● **Records supplied**
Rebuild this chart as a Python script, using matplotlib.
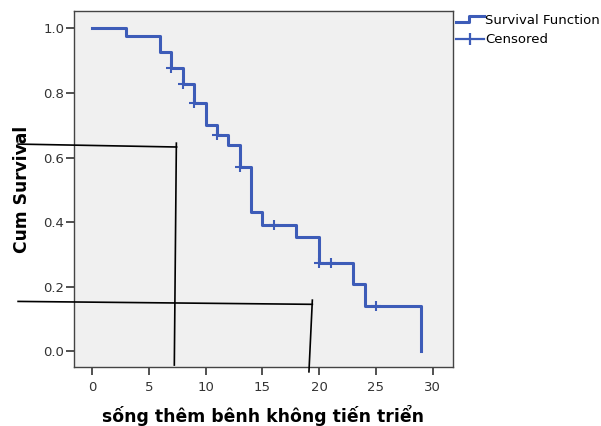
import numpy as np
import matplotlib
matplotlib.use('Agg')
import matplotlib.pyplot as plt
from matplotlib.lines import Line2D
from matplotlib.legend_handler import HandlerBase

# Kaplan-Meier steps
times = [0, 3, 6, 7, 8, 9, 10, 11, 12, 13, 14, 15, 18, 20, 23, 24, 29]
surv = [1.0, 0.977, 0.928, 0.877, 0.827, 0.768, 0.701, 0.670, 0.639, 0.572,
        0.432, 0.392, 0.355, 0.275, 0.208, 0.142, 0.0]
censor_t = [7, 8, 9, 11, 13, 16, 20, 21, 25]

# hand drawn guide lines (time, survival)
guide1_h_t = [-6.5, 7.45]
guide1_h_s = [0.642, 0.633]
guide1_v_t = [7.43, 7.25]
guide1_v_s = [0.645, -0.042]
guide2_h_t = [-6.5, 19.4]
guide2_h_s = [0.155, 0.146]
guide2_v_t = [19.4, 19.1]
guide2_v_s = [0.159, -0.063]

xticks = [0, 5, 10, 15, 20, 25, 30]
yticks = [0.0, 0.2, 0.4, 0.6, 0.8, 1.0]

blue = '#3d5cb8'

t_arr = np.array(times)
s_arr = np.array(surv)
censor_s = s_arr[np.searchsorted(t_arr, censor_t, side='right') - 1]


class StepHandler(HandlerBase):
    def create_artists(self, legend, orig_handle, xdescent, ydescent,
                       width, height, fontsize, trans):
        x0 = -xdescent
        y0 = -ydescent
        xs = [x0, x0 + width * 0.45, x0 + width * 0.45, x0 + width]
        ys = [y0 + height * 0.2, y0 + height * 0.2, y0 + height * 0.85, y0 + height * 0.85]
        ln = Line2D(xs, ys, color=blue, lw=2.2, transform=trans)
        return [ln]


fig = plt.figure(figsize=(6.01, 4.26), dpi=100)
ax = fig.add_axes([74 / 601, 1 - 367 / 426, 379 / 601, 356 / 426])
ax.set_facecolor('#f0f0f0')

ax.step(times, surv, where='post', color=blue, lw=2.2, zorder=3)
ax.plot(censor_t, censor_s, ls='none', marker='+', ms=7, mew=1.5,
        color=blue, zorder=4)

for gt, gs in [(guide1_h_t, guide1_h_s), (guide1_v_t, guide1_v_s),
               (guide2_h_t, guide2_h_s), (guide2_v_t, guide2_v_s)]:
    ax.plot(gt, gs, color='black', lw=1.2, clip_on=False, zorder=6)

ax.set_xlim(-1.58, 31.78)
ax.set_ylim(-0.048, 1.054)
ax.set_xticks(xticks)
ax.set_yticks(yticks)
ax.set_yticklabels(['%.1f' % v for v in yticks])

for sp in ax.spines.values():
    sp.set_color('#444444')
    sp.set_linewidth(1.0)
ax.tick_params(axis='x', length=6, width=1.2, pad=4, labelsize=9.5,
               colors='#333333')
ax.tick_params(axis='y', length=6, width=1.2, pad=1, labelsize=9.5,
               colors='#333333')

ax.set_ylabel('Cum Survival', fontsize=12.3, fontweight='bold', labelpad=9)
ax.set_xlabel('sống thêm bênh không tiến triển', fontsize=12.4,
              fontweight='bold', labelpad=8)

h_surv = Line2D([], [], color=blue, lw=2.2)
h_cens = Line2D([], [], color=blue, lw=1.6, marker='|', ms=8, mew=1.6)
ax.legend([h_surv, h_cens], ['Survival Function', 'Censored'],
          handler_map={h_surv: StepHandler()},
          loc='upper left', bbox_to_anchor=(1.0, 1.0), frameon=False,
          fontsize=9.5, handlelength=2.1, handletextpad=0.1,
          borderpad=0.2, borderaxespad=0.05, labelspacing=0.45)

fig.savefig('out.png', dpi=100)
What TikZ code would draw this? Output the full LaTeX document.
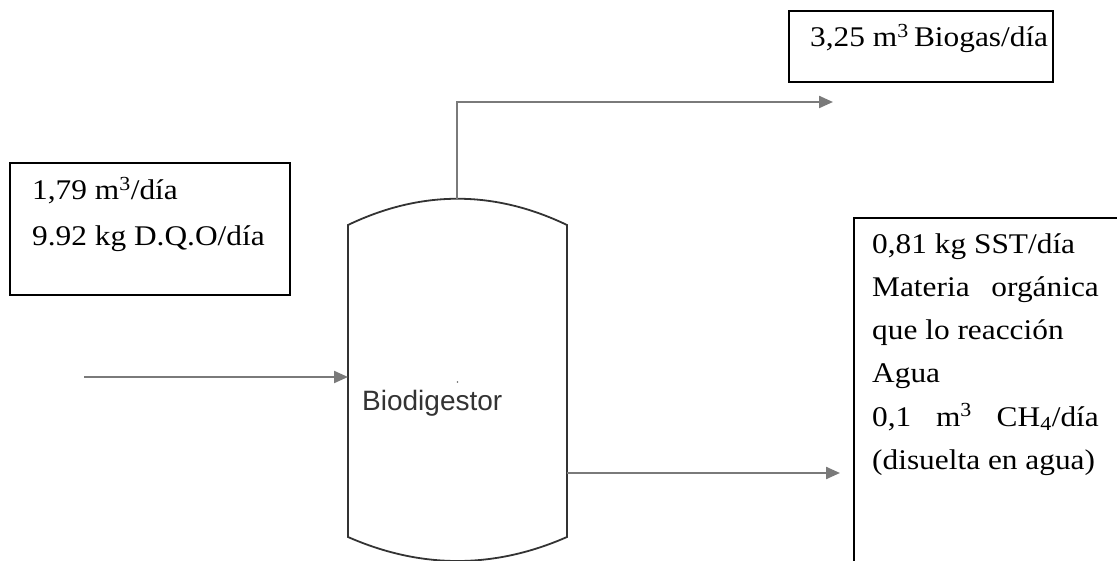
\documentclass[tikz,border=0pt]{standalone}
\usepackage{fontspec}
\usepackage{graphicx}
\setmainfont{Liberation Serif}
\newfontfamily\arialfont{Liberation Sans}
\usetikzlibrary{arrows.meta}
\newcommand{\hs}[1]{\scalebox{1.1}[1]{#1}}
\newcommand{\jl}[1]{\hs{\makebox[206pt][s]{#1}}}
\begin{document}
\begin{tikzpicture}[x=1pt,y=-1pt,
  lbl/.style={anchor=base west,inner sep=0pt,font=\fontsize{28.5}{32}\selectfont},
  boxline/.style={draw=black,line width=1.8pt,inner sep=0pt,anchor=north west},
  vessel/.style={draw=black!80,line width=1.8pt},
  flow/.style={draw=black!52,line width=2.2pt,-{Triangle[length=14pt,width=12pt]}}]
\useasboundingbox (0,0) rectangle (1117,561);
\clip (0,0) rectangle (1117,561);

% boxes
\node[boxline,minimum width=280pt,minimum height=132pt] (inbox) at (9,162) {};
\node[boxline,minimum width=264pt,minimum height=71pt] (gasbox) at (788,10) {};
\node[boxline,minimum width=320pt,minimum height=400pt] (outbox) at (853,217) {};

% box texts
\node[lbl] (in1) at (32,200) {\hs{1,79 m\textsuperscript{3}/día}};
\node[lbl] (in2) at (32,246) {\hs{9.92 kg D.Q.O/día}};
\node[lbl] (gas1) at (810,47) {\hs{3,25 m\textsuperscript{3}\,Biogas/día}};
\node[lbl] (out1) at (872,254) {\hs{0,81 kg SST/día}};
\node[lbl] (out2) at (872,297) {\jl{Materia orgánica}};
\node[lbl] (out3) at (872,340) {\hs{que lo reacción}};
\node[lbl] (out4) at (872,383) {\hs{Agua}};
\node[lbl] (out5) at (872,426) {\jl{0,1 m\textsuperscript{3} CH\textsubscript{4}/día}};
\node[lbl] (out6) at (872,469) {\hs{(disuelta en agua)}};

% vessel
\draw[vessel] (348,225) -- (348,537)
  .. controls (421,569) and (494,569) .. (567,537)
  -- (567,225)
  .. controls (494,190) and (421,190) .. cycle;
\node[font=\arialfont\fontsize{28}{30}\selectfont,text=black!80,anchor=base west,inner sep=0pt] (vlabel) at (362,410) {Biodigestor};
\fill[black!60] (457.5,382) circle (0.8pt);

% connector points
\coordinate (inStart) at (84,377);
\coordinate (vesselIn) at (348,377);
\coordinate (vesselTop) at (457,199);
\coordinate (gasEnd) at (833,102);
\coordinate (vesselOut) at (567,473);
\coordinate (outEnd) at (840,473);

\draw[flow] (inStart) -- (vesselIn);
\draw[flow] (vesselTop) |- (gasEnd);
\draw[flow] (vesselOut) -- (outEnd);
\end{tikzpicture}
\end{document}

● **Short problem**
Give again, please, precisely the lines that begin the records and run through the line with "from matplotlib.legend_handler import" in it, keeping both end lines and dropping any pictures.

● **Solution to this problem**
Rebuild this chart as a Python script, using matplotlib.
import numpy as np
import matplotlib
matplotlib.use('Agg')
import matplotlib.pyplot as plt
from matplotlib.lines import Line2D
from matplotlib.legend_handler import HandlerBase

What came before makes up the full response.